Rows from a dataset
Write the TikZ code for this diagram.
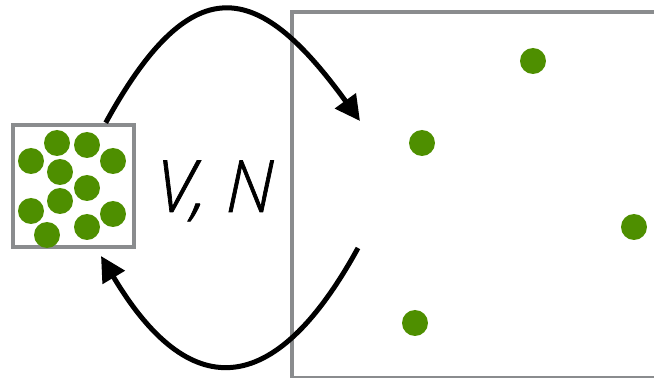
\documentclass[tikz,border=0pt]{standalone}
\usepackage{fontspec}
\setmainfont{Open Sans Light}[FakeBold=1]
\usepackage{tikz}
\usetikzlibrary{arrows.meta}
\definecolor{leaf}{HTML}{4E8F00}
\definecolor{wall}{HTML}{8A8C8E}

\begin{document}
\begin{tikzpicture}[x=0.02cm, y=-0.02cm,
  box/.style={draw=wall, line width=0.09cm, inner sep=0pt},
  atom/.style={circle, fill=leaf, inner sep=0pt, minimum size=0.52cm},
  flow/.style={line width=0.1cm, -{Triangle[length=0.5cm, width=0.5cm]}}]
% Frame
\path[use as bounding box, clip] (0,0) rectangle (654,378);
% Containers
\node (gas) [box, minimum width=2.42cm, minimum height=2.44cm] at (73.5,186) {};
\node (vessel) [box, minimum width=8cm, minimum height=7.32cm,
  anchor=north west] at (290,10) {};
% Packed atoms
\node (a1) [atom] at (31,161) {};
\node (a2) [atom] at (57,143) {};
\node (a3) [atom] at (87,145) {};
\node (a4) [atom] at (113,161) {};
\node (a5) [atom] at (60,172) {};
\node (a6) [atom] at (87,188) {};
\node (a7) [atom] at (60,201) {};
\node (a8) [atom] at (31,211) {};
\node (a9) [atom] at (113,214) {};
\node (a10) [atom] at (87,227) {};
\node (a11) [atom] at (47,235) {};
% Free atoms
\node (b1) [atom] at (533,61) {};
\node (b2) [atom] at (422,143) {};
\node (b3) [atom] at (634,227) {};
\node (b4) [atom] at (415,323) {};
% Label
\node (vn) [anchor=base, inner sep=0pt] at (215,212)
  {\fontsize{41}{49}\selectfont\itshape V, N};
% Expansion and return
\coordinate (inlet) at (360,121);
\coordinate (outlet) at (358,248);
\coordinate (back) at (101,256);
\draw[flow] (gas.63) .. controls (195,-40) and (262,-14) .. (inlet);
\draw[flow] (outlet) .. controls (273,403) and (188,402) .. (back);
\end{tikzpicture}
\end{document}
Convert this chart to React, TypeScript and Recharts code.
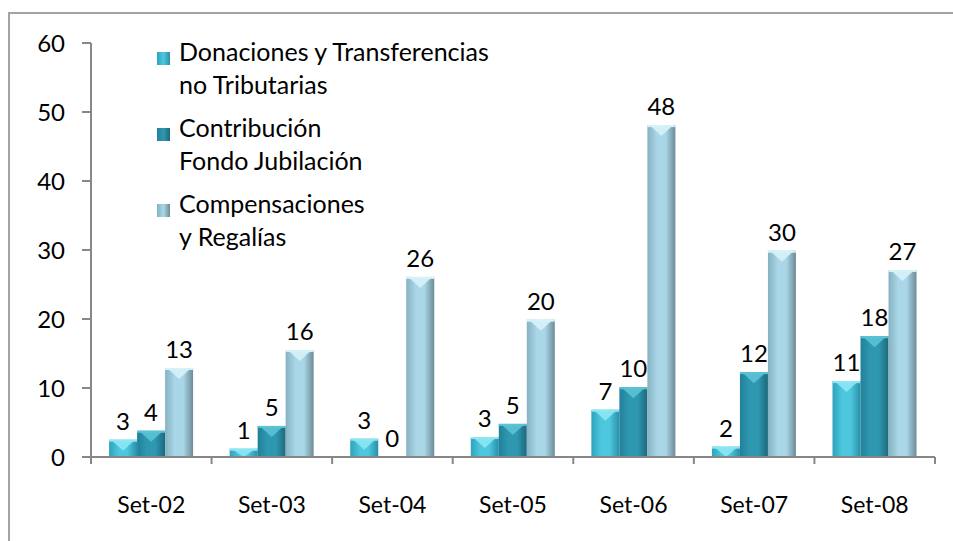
import { BarChart, Bar, XAxis, YAxis, Legend, LabelList } from "recharts";

// Ingresos por mes de setiembre, 2002-2008
const periods = ["Set-02", "Set-03", "Set-04", "Set-05", "Set-06", "Set-07", "Set-08"];
const donaciones = [2.5, 1.2, 2.65, 2.9, 6.85, 1.5, 11.0];
const contribucion = [3.8, 4.5, 0, 4.8, 10.1, 12.3, 17.5];
const compensaciones = [12.9, 15.5, 26.1, 19.9, 48.1, 29.9, 27.1];
const yTicks = [0, 10, 20, 30, 40, 50, 60];

const data = periods.map((p, i) => ({
  p,
  don: donaciones[i],
  con: contribucion[i],
  com: compensaciones[i],
}));

const FONT = "Lato, 'Liberation Sans', sans-serif";
const AXIS = "#878787";

const series = [
  { key: "don", lines: ["Donaciones y Transferencias", "no Tributarias"], left: "#2ea3bc", mid: "#4dc7de", right: "#2890a8", cap: "#8de6f4" },
  { key: "con", lines: ["Contribución", "Fondo Jubilación"], left: "#22809a", mid: "#2f98b1", right: "#1d687c", cap: "#5cc2d6" },
  { key: "com", lines: ["Compensaciones", "y Regalías"], left: "#86b1c1", mid: "#a9d7e7", right: "#6d8b97", cap: "#d6f2f9" },
];

const makeShape = (i: number) => (props: any) => {
  const { x, y, width, height } = props;
  if (!height || height <= 0) return <g />;
  const cap = Math.min(11, height);
  return (
    <g>
      <rect x={x} y={y} width={width} height={height} fill={`url(#body${i})`} />
      <polygon
        points={`${x + 2},${y} ${x + width - 2},${y} ${x + width / 2},${y + cap}`}
        fill={series[i].cap}
        opacity={0.9}
      />
      <rect x={x} y={y} width={width} height={Math.min(2, height)} fill={series[i].cap} />
    </g>
  );
};

const TICK_SIZE = 7;
const X_MARGIN = 33;
const BAND = (935 - 91) / periods.length;

const XTick = (props: any) => {
  const { x, y, payload, index } = props;
  const top = y - X_MARGIN - TICK_SIZE;
  const bottom = y - X_MARGIN;
  return (
    <g>
      <line x1={x - BAND / 2} x2={x - BAND / 2} y1={top} y2={bottom} stroke={AXIS} strokeWidth={2} />
      {index === periods.length - 1 && (
        <line x1={x + BAND / 2} x2={x + BAND / 2} y1={top} y2={bottom} stroke={AXIS} strokeWidth={2} />
      )}
      <text x={x} y={y} dy="0.71em" textAnchor="middle" fill="#000" fontSize={23} fontFamily={FONT}>
        {payload.value}
      </text>
    </g>
  );
};

const LegendBox = () => (
  <div style={{ fontFamily: FONT, fontSize: 25, lineHeight: "33px", color: "#000" }}>
    {series.map((s, i) => (
      <div key={s.key} style={{ position: "relative", paddingLeft: 22, marginBottom: 10 }}>
        <div
          style={{
            position: "absolute",
            left: 0,
            top: 17,
            width: 13,
            height: 13,
            background: `linear-gradient(90deg, ${s.left}, ${s.mid}, ${s.right})`,
          }}
        />
        {s.lines.map((l) => (
          <div key={l} style={{ whiteSpace: "nowrap" }}>{l}</div>
        ))}
      </div>
    ))}
  </div>
);

export default function App() {
  return (
    <div style={{ position: "absolute", left: 0, top: 0, width: 953, height: 541, background: "#fff" }}>
      <div
        style={{
          position: "absolute",
          left: 8,
          top: 12,
          width: 945,
          height: 529,
          boxSizing: "border-box",
          borderTop: "2px solid #a3a3a3",
          borderLeft: "2px solid #a3a3a3",
        }}
      />
      <BarChart
        width={953}
        height={541}
        data={data}
        margin={{ top: 43, right: 18, bottom: 24, left: 0 }}
        barCategoryGap="15%"
        barGap={0}
        style={{ position: "absolute", left: 0, top: 0, fontFamily: FONT }}
      >
        <defs>
          {series.map((s, i) => (
            <linearGradient key={s.key} id={`body${i}`} x1="0" y1="0" x2="1" y2="0">
              <stop offset="0%" stopColor={s.left} />
              <stop offset="35%" stopColor={s.mid} />
              <stop offset="65%" stopColor={s.mid} />
              <stop offset="100%" stopColor={s.right} />
            </linearGradient>
          ))}
        </defs>
        <XAxis
          dataKey="p"
          height={60}
          axisLine={{ stroke: AXIS, strokeWidth: 2 }}
          tickLine={false}
          tickSize={TICK_SIZE}
          tickMargin={X_MARGIN}
          tick={<XTick />}
          interval={0}
        />
        <YAxis
          width={91}
          domain={[0, 60]}
          ticks={yTicks}
          interval={0}
          axisLine={{ stroke: AXIS, strokeWidth: 2 }}
          tickLine={{ stroke: AXIS, strokeWidth: 2 }}
          tickSize={9}
          tickMargin={17}
          tick={{ fill: "#000", fontSize: 24, fontFamily: FONT }}
        />
        <Legend
          layout="vertical"
          align="center"
          verticalAlign="middle"
          content={() => <LegendBox />}
          wrapperStyle={{ left: 157, top: 35, width: 380, height: 240 }}
        />
        {series.map((s, i) => (
          <Bar key={s.key} dataKey={s.key} isAnimationActive={false} shape={makeShape(i)} fill={s.mid}>
            <LabelList
              dataKey={s.key}
              position="top"
              offset={10}
              formatter={(v: any) => Math.round(Number(v))}
              fill="#000"
              fontSize={24}
              fontFamily={FONT}
            />
          </Bar>
        ))}
      </BarChart>
    </div>
  );
}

Written exercise - Your task is to return the lines above, from the first one up to and including the line containing "YAxis, Legend, LabelList", minus any pictures.

Complete answer -
Write the TikZ code for this diagram.
\documentclass[tikz,border=0pt]{standalone}
\usepackage{fontspec}
\setmainfont{Open Sans Light}[FakeBold=1]
\usepackage{tikz}
\usetikzlibrary{arrows.meta}
\definecolor{leaf}{HTML}{4E8F00}
\definecolor{wall}{HTML}{8A8C8E}

\begin{document}
\begin{tikzpicture}[x=0.02cm, y=-0.02cm,
  box/.style={draw=wall, line width=0.09cm, inner sep=0pt},
  atom/.style={circle, fill=leaf, inner sep=0pt, minimum size=0.52cm},
  flow/.style={line width=0.1cm, -{Triangle[length=0.5cm, width=0.5cm]}}]
% Frame
\path[use as bounding box, clip] (0,0) rectangle (654,378);
% Containers
\node (gas) [box, minimum width=2.42cm, minimum height=2.44cm] at (73.5,186) {};
\node (vessel) [box, minimum width=8cm, minimum height=7.32cm,
  anchor=north west] at (290,10) {};
% Packed atoms
\node (a1) [atom] at (31,161) {};
\node (a2) [atom] at (57,143) {};
\node (a3) [atom] at (87,145) {};
\node (a4) [atom] at (113,161) {};
\node (a5) [atom] at (60,172) {};
\node (a6) [atom] at (87,188) {};
\node (a7) [atom] at (60,201) {};
\node (a8) [atom] at (31,211) {};
\node (a9) [atom] at (113,214) {};
\node (a10) [atom] at (87,227) {};
\node (a11) [atom] at (47,235) {};
% Free atoms
\node (b1) [atom] at (533,61) {};
\node (b2) [atom] at (422,143) {};
\node (b3) [atom] at (634,227) {};
\node (b4) [atom] at (415,323) {};
% Label
\node (vn) [anchor=base, inner sep=0pt] at (215,212)
  {\fontsize{41}{49}\selectfont\itshape V, N};
% Expansion and return
\coordinate (inlet) at (360,121);
\coordinate (outlet) at (358,248);
\coordinate (back) at (101,256);
\draw[flow] (gas.63) .. controls (195,-40) and (262,-14) .. (inlet);
\draw[flow] (outlet) .. controls (273,403) and (188,402) .. (back);
\end{tikzpicture}
\end{document}
Convert this chart to React, TypeScript and Recharts code.
import { BarChart, Bar, XAxis, YAxis, Legend, LabelList } from "recharts";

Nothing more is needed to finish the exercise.